Given data
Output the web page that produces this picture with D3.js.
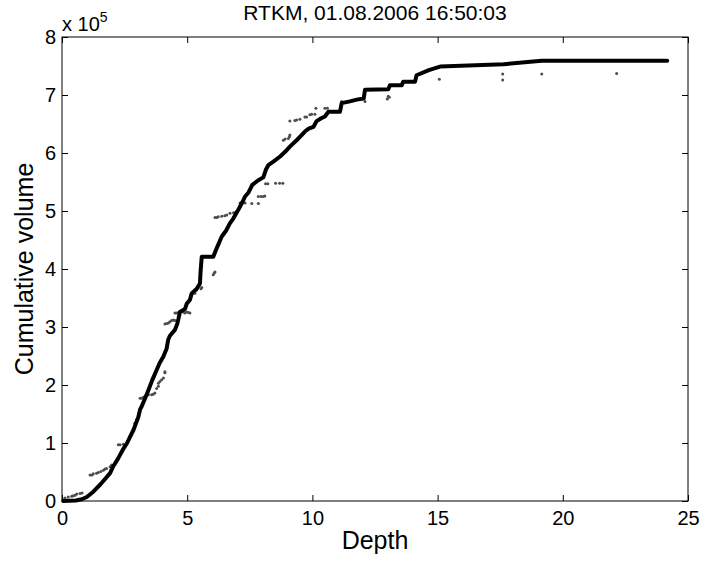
<!DOCTYPE html>
<html><head><meta charset="utf-8">
<script src="https://cdn.jsdelivr.net/npm/d3@7"></script>
<style>body{margin:0;background:#fff}text{font-family:"Liberation Sans",Arial,sans-serif;fill:#000}</style>
</head><body>
<svg id="c" width="704" height="562"></svg>
<script>
// Cumulative volume curve (volume in units of 1e5)
const lineDepth = [0.05,0.3,0.55,0.79,0.99,1.25,1.52,1.72,1.92,2.05,2.25,2.45,2.6,2.78,2.85,3.05,3.12,3.18,3.3,3.45,3.6,3.78,3.9,4.05,4.18,4.24,4.31,4.51,4.6,4.65,4.71,4.91,4.98,5.11,5.18,5.38,5.51,5.53,5.58,6.04,6.18,6.38,6.55,6.71,6.84,7.04,7.2,7.31,7.45,7.6,7.84,8.04,8.15,8.24,8.44,8.71,8.91,9.1,9.37,9.55,9.7,9.85,10.04,10.17,10.35,10.5,10.64,11.1,11.17,11.5,11.77,12.05,12.1,13.03,13.1,13.57,13.63,14.1,14.16,14.65,15.1,17.63,19.16,22.15,24.17];
const lineVolume = [0,0.005,0.01,0.03,0.07,0.16,0.28,0.38,0.48,0.6,0.74,0.9,1.0,1.16,1.22,1.45,1.58,1.63,1.75,1.91,2.08,2.26,2.38,2.49,2.63,2.78,2.85,2.95,3.05,3.14,3.26,3.31,3.4,3.47,3.58,3.66,3.75,3.93,4.21,4.21,4.36,4.56,4.66,4.79,4.87,5.02,5.15,5.25,5.32,5.45,5.53,5.58,5.72,5.79,5.85,5.94,6.02,6.11,6.22,6.3,6.37,6.42,6.45,6.55,6.6,6.63,6.71,6.71,6.86,6.89,6.92,6.94,7.09,7.1,7.17,7.17,7.23,7.23,7.34,7.43,7.49,7.53,7.59,7.59,7.59];
// Observed points
const dotDepth = [0.05,0.12,0.25,0.39,0.45,0.52,0.59,0.72,0.8,
 1.12,1.2,1.25,1.38,1.45,1.55,1.65,1.72,1.78,1.92,1.98,
 2.25,2.32,2.45,2.58,2.62,2.68,2.72,2.78,2.91,2.98,
 3.12,3.18,3.25,3.31,3.38,3.45,3.58,3.64,3.71,3.78,3.85,3.85,3.91,3.98,4.05,4.11,4.11,
 4.11,4.18,4.25,4.31,4.38,4.45,4.51,
 4.51,4.58,4.65,4.85,4.91,4.98,5.05,5.11,
 5.24,5.31,5.38,5.55,5.58,6.04,6.08,6.11,
 6.11,6.18,6.24,6.38,6.5,6.58,6.71,6.85,6.91,6.97,
 7.11,7.31,7.58,7.84,7.84,7.95,8.04,8.1,
 8.13,8.22,8.53,8.69,8.82,
 8.84,8.91,9.04,9.08,9.1,
 9.1,9.3,9.37,9.5,9.7,9.77,9.9,9.97,10.1,10.14,10.5,10.6,
 11.17,12.1,12.99,13.03,13.07,15.07,17.6,17.6,19.16,22.15];
const dotVolume = [0.02,0.05,0.07,0.08,0.09,0.1,0.12,0.13,0.14,
 0.45,0.45,0.47,0.48,0.49,0.51,0.53,0.55,0.56,0.59,0.62,
 0.97,0.97,0.98,0.99,1.03,1.07,1.11,1.14,1.34,1.4,
 1.77,1.77,1.79,1.8,1.82,1.83,1.83,1.84,1.86,1.94,1.98,2.03,2.06,2.09,2.12,2.21,2.23,
 3.05,3.06,3.07,3.09,3.11,3.12,3.11,
 3.24,3.24,3.25,3.26,3.24,3.26,3.25,3.24,
 3.58,3.58,3.64,3.66,3.68,3.9,3.93,3.95,
 4.89,4.89,4.9,4.91,4.92,4.93,4.96,4.97,4.97,4.99,
 5.14,5.14,5.13,5.13,5.25,5.25,5.25,5.26,
 5.47,5.47,5.48,5.48,5.48,
 6.22,6.24,6.25,6.28,6.31,
 6.55,6.56,6.57,6.58,6.62,6.62,6.66,6.67,6.67,6.77,6.77,6.77,
 6.89,6.89,6.93,6.98,6.96,7.27,7.36,7.26,7.36,7.37];
const xTicks = [0,5,10,15,20,25];
const yTicks = [0,1,2,3,4,5,6,7,8];
const titleText = "RTKM, 01.08.2006 16:50:03";
const xLabel = "Depth", yLabel = "Cumulative volume";

const L=62,R=688,T=37,B=501;
const svg=d3.select("#c");
const x=d3.scaleLinear().domain([0,25]).range([L,R]);
const y=d3.scaleLinear().domain([0,8]).range([B,T]);

// dots
svg.append("g").selectAll("circle").data(dotDepth.map((d,i)=>[d,dotVolume[i]])).join("circle")
 .attr("cx",d=>x(d[0])).attr("cy",d=>y(d[1])).attr("r",1.5).attr("fill","#4d4d4d");
// line
svg.append("path").datum(lineDepth.map((d,i)=>[d,lineVolume[i]]))
 .attr("d",d3.line().x(d=>x(d[0])).y(d=>y(d[1])))
 .attr("fill","none").attr("stroke","#000").attr("stroke-width",4).attr("stroke-linejoin","round").attr("stroke-linecap","round");

// axes (ticks inward on all sides)
const fs="20px";
const ax=svg.append("g").attr("transform",`translate(0,${B})`).call(d3.axisBottom(x).tickValues(xTicks).tickSizeInner(-6).tickSizeOuter(0).tickPadding(10));
const axt=svg.append("g").attr("transform",`translate(0,${T})`).call(d3.axisTop(x).tickValues(xTicks).tickSizeInner(-6).tickSizeOuter(0).tickFormat(""));
const ay=svg.append("g").attr("transform",`translate(${L},0)`).call(d3.axisLeft(y).tickValues(yTicks).tickSizeInner(-6).tickSizeOuter(0).tickPadding(6));
const ayr=svg.append("g").attr("transform",`translate(${R},0)`).call(d3.axisRight(y).tickValues(yTicks).tickSizeInner(-6).tickSizeOuter(0).tickFormat(""));
[ax,axt,ay,ayr].forEach(g=>{g.select(".domain").remove();g.selectAll("line").attr("stroke","#000");g.selectAll("text").attr("font-size",fs).attr("font-family","Liberation Sans, Arial, sans-serif");});
svg.append("rect").attr("x",L).attr("y",T).attr("width",R-L).attr("height",B-T).attr("fill","none").attr("stroke","#000").attr("stroke-width",1);

// exponent label
const ex=svg.append("text").attr("x",L).attr("y",31).attr("font-size","20px");
ex.append("tspan").text("x 10");
ex.append("tspan").attr("font-size","14px").attr("dy",-9).text("5");

svg.append("text").attr("x",(L+R)/2).attr("y",20).attr("text-anchor","middle").attr("font-size","21px").text(titleText);
svg.append("text").attr("x",(L+R)/2).attr("y",549).attr("text-anchor","middle").attr("font-size","25px").text(xLabel);
svg.append("text").attr("transform",`translate(33,${(T+B)/2}) rotate(-90)`).attr("text-anchor","middle").attr("font-size","25px").text(yLabel);
</script></body></html>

Objective
Copy every line of the data exactly as written, excluding the pictures.

The result
Output the web page that produces this picture with D3.js.
<!DOCTYPE html>
<html><head><meta charset="utf-8">
<script src="https://cdn.jsdelivr.net/npm/d3@7"></script>
<style>body{margin:0;background:#fff}text{font-family:"Liberation Sans",Arial,sans-serif;fill:#000}</style>
</head><body>
<svg id="c" width="704" height="562"></svg>
<script>
// Cumulative volume curve (volume in units of 1e5)
const lineDepth = [0.05,0.3,0.55,0.79,0.99,1.25,1.52,1.72,1.92,2.05,2.25,2.45,2.6,2.78,2.85,3.05,3.12,3.18,3.3,3.45,3.6,3.78,3.9,4.05,4.18,4.24,4.31,4.51,4.6,4.65,4.71,4.91,4.98,5.11,5.18,5.38,5.51,5.53,5.58,6.04,6.18,6.38,6.55,6.71,6.84,7.04,7.2,7.31,7.45,7.6,7.84,8.04,8.15,8.24,8.44,8.71,8.91,9.1,9.37,9.55,9.7,9.85,10.04,10.17,10.35,10.5,10.64,11.1,11.17,11.5,11.77,12.05,12.1,13.03,13.1,13.57,13.63,14.1,14.16,14.65,15.1,17.63,19.16,22.15,24.17];
const lineVolume = [0,0.005,0.01,0.03,0.07,0.16,0.28,0.38,0.48,0.6,0.74,0.9,1.0,1.16,1.22,1.45,1.58,1.63,1.75,1.91,2.08,2.26,2.38,2.49,2.63,2.78,2.85,2.95,3.05,3.14,3.26,3.31,3.4,3.47,3.58,3.66,3.75,3.93,4.21,4.21,4.36,4.56,4.66,4.79,4.87,5.02,5.15,5.25,5.32,5.45,5.53,5.58,5.72,5.79,5.85,5.94,6.02,6.11,6.22,6.3,6.37,6.42,6.45,6.55,6.6,6.63,6.71,6.71,6.86,6.89,6.92,6.94,7.09,7.1,7.17,7.17,7.23,7.23,7.34,7.43,7.49,7.53,7.59,7.59,7.59];
// Observed points
const dotDepth = [0.05,0.12,0.25,0.39,0.45,0.52,0.59,0.72,0.8,
 1.12,1.2,1.25,1.38,1.45,1.55,1.65,1.72,1.78,1.92,1.98,
 2.25,2.32,2.45,2.58,2.62,2.68,2.72,2.78,2.91,2.98,
 3.12,3.18,3.25,3.31,3.38,3.45,3.58,3.64,3.71,3.78,3.85,3.85,3.91,3.98,4.05,4.11,4.11,
 4.11,4.18,4.25,4.31,4.38,4.45,4.51,
 4.51,4.58,4.65,4.85,4.91,4.98,5.05,5.11,
 5.24,5.31,5.38,5.55,5.58,6.04,6.08,6.11,
 6.11,6.18,6.24,6.38,6.5,6.58,6.71,6.85,6.91,6.97,
 7.11,7.31,7.58,7.84,7.84,7.95,8.04,8.1,
 8.13,8.22,8.53,8.69,8.82,
 8.84,8.91,9.04,9.08,9.1,
 9.1,9.3,9.37,9.5,9.7,9.77,9.9,9.97,10.1,10.14,10.5,10.6,
 11.17,12.1,12.99,13.03,13.07,15.07,17.6,17.6,19.16,22.15];
const dotVolume = [0.02,0.05,0.07,0.08,0.09,0.1,0.12,0.13,0.14,
 0.45,0.45,0.47,0.48,0.49,0.51,0.53,0.55,0.56,0.59,0.62,
 0.97,0.97,0.98,0.99,1.03,1.07,1.11,1.14,1.34,1.4,
 1.77,1.77,1.79,1.8,1.82,1.83,1.83,1.84,1.86,1.94,1.98,2.03,2.06,2.09,2.12,2.21,2.23,
 3.05,3.06,3.07,3.09,3.11,3.12,3.11,
 3.24,3.24,3.25,3.26,3.24,3.26,3.25,3.24,
 3.58,3.58,3.64,3.66,3.68,3.9,3.93,3.95,
 4.89,4.89,4.9,4.91,4.92,4.93,4.96,4.97,4.97,4.99,
 5.14,5.14,5.13,5.13,5.25,5.25,5.25,5.26,
 5.47,5.47,5.48,5.48,5.48,
 6.22,6.24,6.25,6.28,6.31,
 6.55,6.56,6.57,6.58,6.62,6.62,6.66,6.67,6.67,6.77,6.77,6.77,
 6.89,6.89,6.93,6.98,6.96,7.27,7.36,7.26,7.36,7.37];
const xTicks = [0,5,10,15,20,25];
const yTicks = [0,1,2,3,4,5,6,7,8];
const titleText = "RTKM, 01.08.2006 16:50:03";
const xLabel = "Depth", yLabel = "Cumulative volume";

const L=62,R=688,T=37,B=501;
const svg=d3.select("#c");
const x=d3.scaleLinear().domain([0,25]).range([L,R]);
const y=d3.scaleLinear().domain([0,8]).range([B,T]);

// dots
svg.append("g").selectAll("circle").data(dotDepth.map((d,i)=>[d,dotVolume[i]])).join("circle")
 .attr("cx",d=>x(d[0])).attr("cy",d=>y(d[1])).attr("r",1.5).attr("fill","#4d4d4d");
// line
svg.append("path").datum(lineDepth.map((d,i)=>[d,lineVolume[i]]))
 .attr("d",d3.line().x(d=>x(d[0])).y(d=>y(d[1])))
 .attr("fill","none").attr("stroke","#000").attr("stroke-width",4).attr("stroke-linejoin","round").attr("stroke-linecap","round");

// axes (ticks inward on all sides)
const fs="20px";
const ax=svg.append("g").attr("transform",`translate(0,${B})`).call(d3.axisBottom(x).tickValues(xTicks).tickSizeInner(-6).tickSizeOuter(0).tickPadding(10));
const axt=svg.append("g").attr("transform",`translate(0,${T})`).call(d3.axisTop(x).tickValues(xTicks).tickSizeInner(-6).tickSizeOuter(0).tickFormat(""));
const ay=svg.append("g").attr("transform",`translate(${L},0)`).call(d3.axisLeft(y).tickValues(yTicks).tickSizeInner(-6).tickSizeOuter(0).tickPadding(6));
const ayr=svg.append("g").attr("transform",`translate(${R},0)`).call(d3.axisRight(y).tickValues(yTicks).tickSizeInner(-6).tickSizeOuter(0).tickFormat(""));
[ax,axt,ay,ayr].forEach(g=>{g.select(".domain").remove();g.selectAll("line").attr("stroke","#000");g.selectAll("text").attr("font-size",fs).attr("font-family","Liberation Sans, Arial, sans-serif");});
svg.append("rect").attr("x",L).attr("y",T).attr("width",R-L).attr("height",B-T).attr("fill","none").attr("stroke","#000").attr("stroke-width",1);

// exponent label
const ex=svg.append("text").attr("x",L).attr("y",31).attr("font-size","20px");
ex.append("tspan").text("x 10");
ex.append("tspan").attr("font-size","14px").attr("dy",-9).text("5");

svg.append("text").attr("x",(L+R)/2).attr("y",20).attr("text-anchor","middle").attr("font-size","21px").text(titleText);
svg.append("text").attr("x",(L+R)/2).attr("y",549).attr("text-anchor","middle").attr("font-size","25px").text(xLabel);
svg.append("text").attr("transform",`translate(33,${(T+B)/2}) rotate(-90)`).attr("text-anchor","middle").attr("font-size","25px").text(yLabel);
</script></body></html>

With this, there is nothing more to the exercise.